▶ Exercise objective: Set down the full listing exactly as given. Any pictures are to be left out.

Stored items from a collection
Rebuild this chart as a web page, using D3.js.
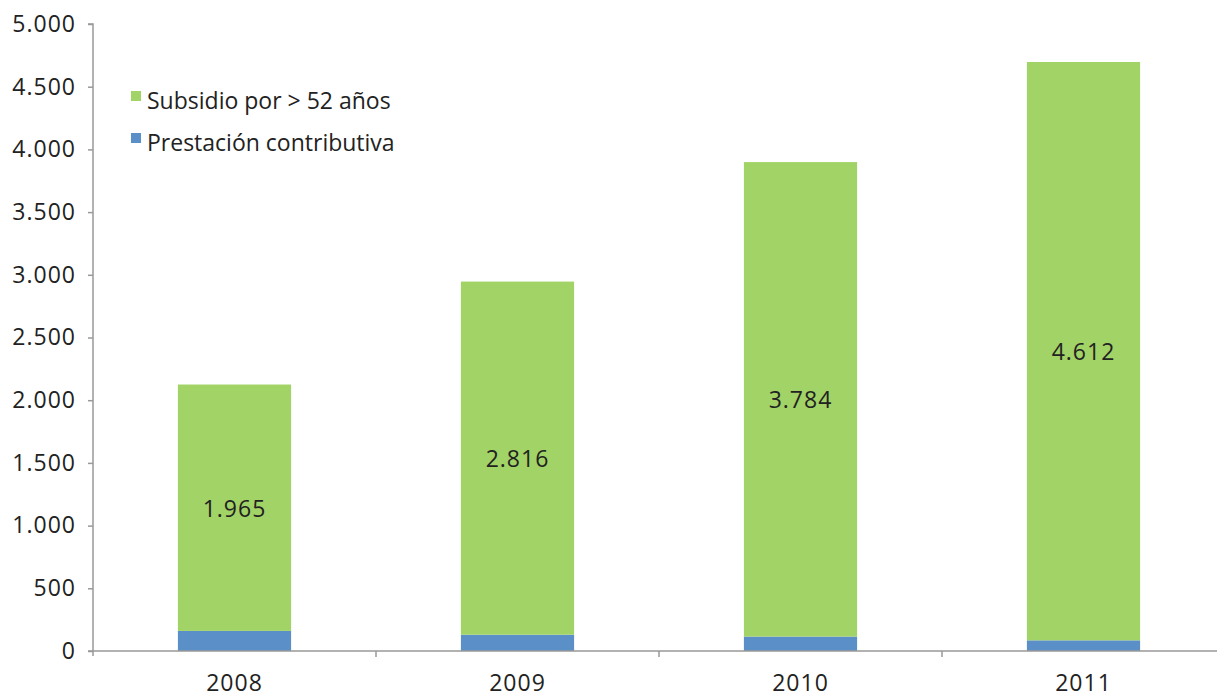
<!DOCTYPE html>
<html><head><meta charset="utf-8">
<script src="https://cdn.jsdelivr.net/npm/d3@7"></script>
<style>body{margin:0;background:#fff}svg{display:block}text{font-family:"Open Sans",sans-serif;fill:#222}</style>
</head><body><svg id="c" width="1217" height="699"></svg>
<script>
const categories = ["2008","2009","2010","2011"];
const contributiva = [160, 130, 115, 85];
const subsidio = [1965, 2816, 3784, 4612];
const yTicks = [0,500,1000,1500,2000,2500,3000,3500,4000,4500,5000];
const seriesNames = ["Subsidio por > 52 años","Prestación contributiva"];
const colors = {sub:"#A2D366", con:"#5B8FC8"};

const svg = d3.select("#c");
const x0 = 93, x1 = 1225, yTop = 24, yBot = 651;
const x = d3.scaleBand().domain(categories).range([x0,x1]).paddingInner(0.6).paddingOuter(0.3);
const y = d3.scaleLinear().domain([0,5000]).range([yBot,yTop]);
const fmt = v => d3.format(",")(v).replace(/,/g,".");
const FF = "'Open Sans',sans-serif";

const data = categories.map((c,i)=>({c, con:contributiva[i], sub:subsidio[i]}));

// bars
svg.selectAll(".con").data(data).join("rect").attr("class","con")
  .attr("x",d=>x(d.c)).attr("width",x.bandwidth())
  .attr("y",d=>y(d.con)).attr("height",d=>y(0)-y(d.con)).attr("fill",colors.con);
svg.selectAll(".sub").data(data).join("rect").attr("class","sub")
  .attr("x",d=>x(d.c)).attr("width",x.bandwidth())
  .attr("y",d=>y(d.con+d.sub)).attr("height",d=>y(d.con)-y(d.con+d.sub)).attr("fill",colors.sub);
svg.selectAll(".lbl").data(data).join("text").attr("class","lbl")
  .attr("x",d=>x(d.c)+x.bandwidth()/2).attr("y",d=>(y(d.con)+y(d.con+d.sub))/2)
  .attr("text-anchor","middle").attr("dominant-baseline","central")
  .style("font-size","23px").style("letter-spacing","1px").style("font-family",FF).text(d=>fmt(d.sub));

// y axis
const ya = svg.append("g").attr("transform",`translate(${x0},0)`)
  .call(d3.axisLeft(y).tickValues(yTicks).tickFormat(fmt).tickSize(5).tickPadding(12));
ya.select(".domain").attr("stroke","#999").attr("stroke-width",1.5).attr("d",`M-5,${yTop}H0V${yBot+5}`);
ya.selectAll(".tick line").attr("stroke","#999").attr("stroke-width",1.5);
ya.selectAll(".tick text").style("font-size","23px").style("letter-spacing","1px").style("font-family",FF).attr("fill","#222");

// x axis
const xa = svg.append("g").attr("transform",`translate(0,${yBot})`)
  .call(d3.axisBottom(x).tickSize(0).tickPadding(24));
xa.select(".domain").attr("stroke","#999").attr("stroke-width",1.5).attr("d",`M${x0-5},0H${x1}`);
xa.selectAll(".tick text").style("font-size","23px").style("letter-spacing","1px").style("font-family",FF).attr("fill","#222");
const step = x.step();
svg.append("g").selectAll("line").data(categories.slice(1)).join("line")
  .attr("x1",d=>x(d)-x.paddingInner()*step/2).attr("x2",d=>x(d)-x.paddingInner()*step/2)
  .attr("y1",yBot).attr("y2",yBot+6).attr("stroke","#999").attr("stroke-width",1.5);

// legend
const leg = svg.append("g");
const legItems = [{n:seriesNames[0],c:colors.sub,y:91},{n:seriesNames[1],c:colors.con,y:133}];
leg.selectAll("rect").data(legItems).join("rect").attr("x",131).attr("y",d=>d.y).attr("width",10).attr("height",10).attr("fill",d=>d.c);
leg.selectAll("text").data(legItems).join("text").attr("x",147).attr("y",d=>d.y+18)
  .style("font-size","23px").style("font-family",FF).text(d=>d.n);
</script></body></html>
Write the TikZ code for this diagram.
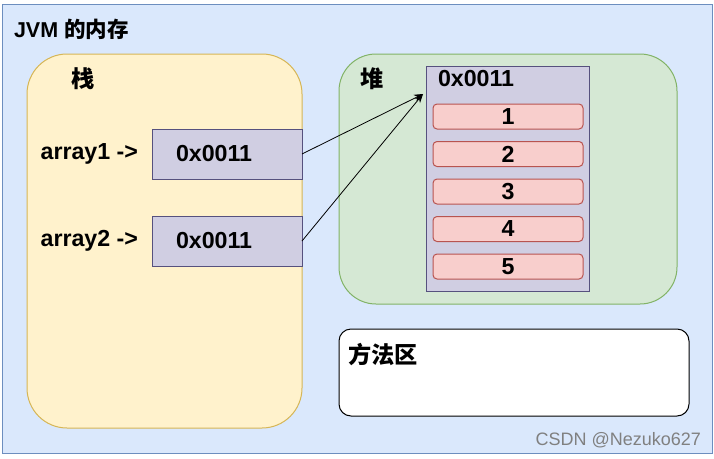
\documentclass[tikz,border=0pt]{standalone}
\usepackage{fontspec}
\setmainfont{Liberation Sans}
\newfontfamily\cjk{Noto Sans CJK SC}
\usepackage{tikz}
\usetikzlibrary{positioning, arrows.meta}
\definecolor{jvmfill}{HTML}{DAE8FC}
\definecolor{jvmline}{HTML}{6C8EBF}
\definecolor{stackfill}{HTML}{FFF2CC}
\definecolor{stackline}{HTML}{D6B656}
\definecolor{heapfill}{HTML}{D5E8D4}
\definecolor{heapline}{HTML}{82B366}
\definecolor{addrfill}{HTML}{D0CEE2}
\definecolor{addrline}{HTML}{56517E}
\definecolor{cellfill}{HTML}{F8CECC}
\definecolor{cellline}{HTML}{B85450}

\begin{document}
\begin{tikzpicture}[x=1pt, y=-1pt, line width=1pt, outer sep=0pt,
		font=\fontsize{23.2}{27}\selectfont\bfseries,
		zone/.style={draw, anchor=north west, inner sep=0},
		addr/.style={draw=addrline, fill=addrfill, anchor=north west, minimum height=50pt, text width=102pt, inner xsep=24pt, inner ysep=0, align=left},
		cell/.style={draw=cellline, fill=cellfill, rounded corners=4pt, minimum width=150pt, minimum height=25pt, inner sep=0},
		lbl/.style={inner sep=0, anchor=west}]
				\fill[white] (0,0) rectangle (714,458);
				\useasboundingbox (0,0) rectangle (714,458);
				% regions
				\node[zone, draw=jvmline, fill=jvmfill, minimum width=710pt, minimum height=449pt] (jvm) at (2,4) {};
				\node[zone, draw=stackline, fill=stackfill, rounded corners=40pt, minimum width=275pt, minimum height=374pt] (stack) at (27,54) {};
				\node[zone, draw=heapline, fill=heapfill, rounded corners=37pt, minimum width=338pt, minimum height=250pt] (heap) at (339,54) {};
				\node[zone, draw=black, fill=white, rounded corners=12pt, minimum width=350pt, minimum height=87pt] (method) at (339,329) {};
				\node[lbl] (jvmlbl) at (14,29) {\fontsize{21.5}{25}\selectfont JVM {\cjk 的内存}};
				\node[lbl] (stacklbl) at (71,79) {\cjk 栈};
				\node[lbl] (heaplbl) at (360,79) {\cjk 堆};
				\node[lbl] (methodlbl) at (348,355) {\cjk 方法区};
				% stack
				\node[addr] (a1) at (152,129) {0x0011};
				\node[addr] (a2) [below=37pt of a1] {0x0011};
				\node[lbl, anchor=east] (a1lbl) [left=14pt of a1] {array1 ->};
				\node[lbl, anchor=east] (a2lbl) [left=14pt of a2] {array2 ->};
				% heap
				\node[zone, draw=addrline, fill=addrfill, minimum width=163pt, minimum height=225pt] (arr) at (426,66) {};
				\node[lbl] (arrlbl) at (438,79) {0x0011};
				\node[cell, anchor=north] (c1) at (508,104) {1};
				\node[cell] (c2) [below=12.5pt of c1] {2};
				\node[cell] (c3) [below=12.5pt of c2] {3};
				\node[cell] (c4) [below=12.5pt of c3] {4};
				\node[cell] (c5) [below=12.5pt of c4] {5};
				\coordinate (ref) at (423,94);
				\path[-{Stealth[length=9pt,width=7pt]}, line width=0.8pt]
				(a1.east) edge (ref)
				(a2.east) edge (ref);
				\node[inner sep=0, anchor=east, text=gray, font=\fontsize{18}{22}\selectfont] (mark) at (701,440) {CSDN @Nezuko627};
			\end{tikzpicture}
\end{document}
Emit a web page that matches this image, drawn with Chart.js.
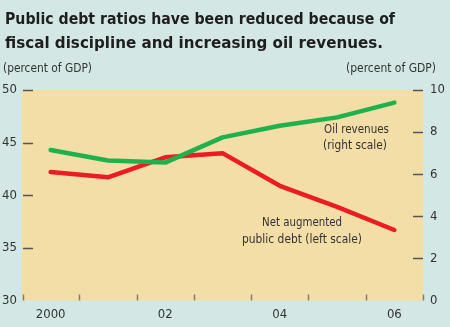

▶ Solution to the problem:
Rebuild this chart as a web page, using D3.js.
<!DOCTYPE html>
<html><head><meta charset="utf-8">
<script src="https://cdn.jsdelivr.net/npm/d3@7"></script>
<style>body{margin:0;background:#fff}svg{display:block}text{font-family:"Open Sans",sans-serif;fill:#222}</style>
</head><body><svg id="c" width="1217" height="699"></svg>
<script>
const categories = ["2008","2009","2010","2011"];
const contributiva = [160, 130, 115, 85];
const subsidio = [1965, 2816, 3784, 4612];
const yTicks = [0,500,1000,1500,2000,2500,3000,3500,4000,4500,5000];
const seriesNames = ["Subsidio por > 52 años","Prestación contributiva"];
const colors = {sub:"#A2D366", con:"#5B8FC8"};

const svg = d3.select("#c");
const x0 = 93, x1 = 1225, yTop = 24, yBot = 651;
const x = d3.scaleBand().domain(categories).range([x0,x1]).paddingInner(0.6).paddingOuter(0.3);
const y = d3.scaleLinear().domain([0,5000]).range([yBot,yTop]);
const fmt = v => d3.format(",")(v).replace(/,/g,".");
const FF = "'Open Sans',sans-serif";

const data = categories.map((c,i)=>({c, con:contributiva[i], sub:subsidio[i]}));

// bars
svg.selectAll(".con").data(data).join("rect").attr("class","con")
  .attr("x",d=>x(d.c)).attr("width",x.bandwidth())
  .attr("y",d=>y(d.con)).attr("height",d=>y(0)-y(d.con)).attr("fill",colors.con);
svg.selectAll(".sub").data(data).join("rect").attr("class","sub")
  .attr("x",d=>x(d.c)).attr("width",x.bandwidth())
  .attr("y",d=>y(d.con+d.sub)).attr("height",d=>y(d.con)-y(d.con+d.sub)).attr("fill",colors.sub);
svg.selectAll(".lbl").data(data).join("text").attr("class","lbl")
  .attr("x",d=>x(d.c)+x.bandwidth()/2).attr("y",d=>(y(d.con)+y(d.con+d.sub))/2)
  .attr("text-anchor","middle").attr("dominant-baseline","central")
  .style("font-size","23px").style("letter-spacing","1px").style("font-family",FF).text(d=>fmt(d.sub));

// y axis
const ya = svg.append("g").attr("transform",`translate(${x0},0)`)
  .call(d3.axisLeft(y).tickValues(yTicks).tickFormat(fmt).tickSize(5).tickPadding(12));
ya.select(".domain").attr("stroke","#999").attr("stroke-width",1.5).attr("d",`M-5,${yTop}H0V${yBot+5}`);
ya.selectAll(".tick line").attr("stroke","#999").attr("stroke-width",1.5);
ya.selectAll(".tick text").style("font-size","23px").style("letter-spacing","1px").style("font-family",FF).attr("fill","#222");

// x axis
const xa = svg.append("g").attr("transform",`translate(0,${yBot})`)
  .call(d3.axisBottom(x).tickSize(0).tickPadding(24));
xa.select(".domain").attr("stroke","#999").attr("stroke-width",1.5).attr("d",`M${x0-5},0H${x1}`);
xa.selectAll(".tick text").style("font-size","23px").style("letter-spacing","1px").style("font-family",FF).attr("fill","#222");
const step = x.step();
svg.append("g").selectAll("line").data(categories.slice(1)).join("line")
  .attr("x1",d=>x(d)-x.paddingInner()*step/2).attr("x2",d=>x(d)-x.paddingInner()*step/2)
  .attr("y1",yBot).attr("y2",yBot+6).attr("stroke","#999").attr("stroke-width",1.5);

// legend
const leg = svg.append("g");
const legItems = [{n:seriesNames[0],c:colors.sub,y:91},{n:seriesNames[1],c:colors.con,y:133}];
leg.selectAll("rect").data(legItems).join("rect").attr("x",131).attr("y",d=>d.y).attr("width",10).attr("height",10).attr("fill",d=>d.c);
leg.selectAll("text").data(legItems).join("text").attr("x",147).attr("y",d=>d.y+18)
  .style("font-size","23px").style("font-family",FF).text(d=>d.n);
</script></body></html>
Write the TikZ code for this diagram.
\documentclass[tikz,border=0pt]{standalone}
\usepackage{fontspec}
\setmainfont{Liberation Sans}
\newfontfamily\cjk{Noto Sans CJK SC}
\usepackage{tikz}
\usetikzlibrary{positioning, arrows.meta}
\definecolor{jvmfill}{HTML}{DAE8FC}
\definecolor{jvmline}{HTML}{6C8EBF}
\definecolor{stackfill}{HTML}{FFF2CC}
\definecolor{stackline}{HTML}{D6B656}
\definecolor{heapfill}{HTML}{D5E8D4}
\definecolor{heapline}{HTML}{82B366}
\definecolor{addrfill}{HTML}{D0CEE2}
\definecolor{addrline}{HTML}{56517E}
\definecolor{cellfill}{HTML}{F8CECC}
\definecolor{cellline}{HTML}{B85450}

\begin{document}
\begin{tikzpicture}[x=1pt, y=-1pt, line width=1pt, outer sep=0pt,
		font=\fontsize{23.2}{27}\selectfont\bfseries,
		zone/.style={draw, anchor=north west, inner sep=0},
		addr/.style={draw=addrline, fill=addrfill, anchor=north west, minimum height=50pt, text width=102pt, inner xsep=24pt, inner ysep=0, align=left},
		cell/.style={draw=cellline, fill=cellfill, rounded corners=4pt, minimum width=150pt, minimum height=25pt, inner sep=0},
		lbl/.style={inner sep=0, anchor=west}]
				\fill[white] (0,0) rectangle (714,458);
				\useasboundingbox (0,0) rectangle (714,458);
				% regions
				\node[zone, draw=jvmline, fill=jvmfill, minimum width=710pt, minimum height=449pt] (jvm) at (2,4) {};
				\node[zone, draw=stackline, fill=stackfill, rounded corners=40pt, minimum width=275pt, minimum height=374pt] (stack) at (27,54) {};
				\node[zone, draw=heapline, fill=heapfill, rounded corners=37pt, minimum width=338pt, minimum height=250pt] (heap) at (339,54) {};
				\node[zone, draw=black, fill=white, rounded corners=12pt, minimum width=350pt, minimum height=87pt] (method) at (339,329) {};
				\node[lbl] (jvmlbl) at (14,29) {\fontsize{21.5}{25}\selectfont JVM {\cjk 的内存}};
				\node[lbl] (stacklbl) at (71,79) {\cjk 栈};
				\node[lbl] (heaplbl) at (360,79) {\cjk 堆};
				\node[lbl] (methodlbl) at (348,355) {\cjk 方法区};
				% stack
				\node[addr] (a1) at (152,129) {0x0011};
				\node[addr] (a2) [below=37pt of a1] {0x0011};
				\node[lbl, anchor=east] (a1lbl) [left=14pt of a1] {array1 ->};
				\node[lbl, anchor=east] (a2lbl) [left=14pt of a2] {array2 ->};
				% heap
				\node[zone, draw=addrline, fill=addrfill, minimum width=163pt, minimum height=225pt] (arr) at (426,66) {};
				\node[lbl] (arrlbl) at (438,79) {0x0011};
				\node[cell, anchor=north] (c1) at (508,104) {1};
				\node[cell] (c2) [below=12.5pt of c1] {2};
				\node[cell] (c3) [below=12.5pt of c2] {3};
				\node[cell] (c4) [below=12.5pt of c3] {4};
				\node[cell] (c5) [below=12.5pt of c4] {5};
				\coordinate (ref) at (423,94);
				\path[-{Stealth[length=9pt,width=7pt]}, line width=0.8pt]
				(a1.east) edge (ref)
				(a2.east) edge (ref);
				\node[inner sep=0, anchor=east, text=gray, font=\fontsize{18}{22}\selectfont] (mark) at (701,440) {CSDN @Nezuko627};
			\end{tikzpicture}
\end{document}
Emit a web page that matches this image, drawn with Chart.js.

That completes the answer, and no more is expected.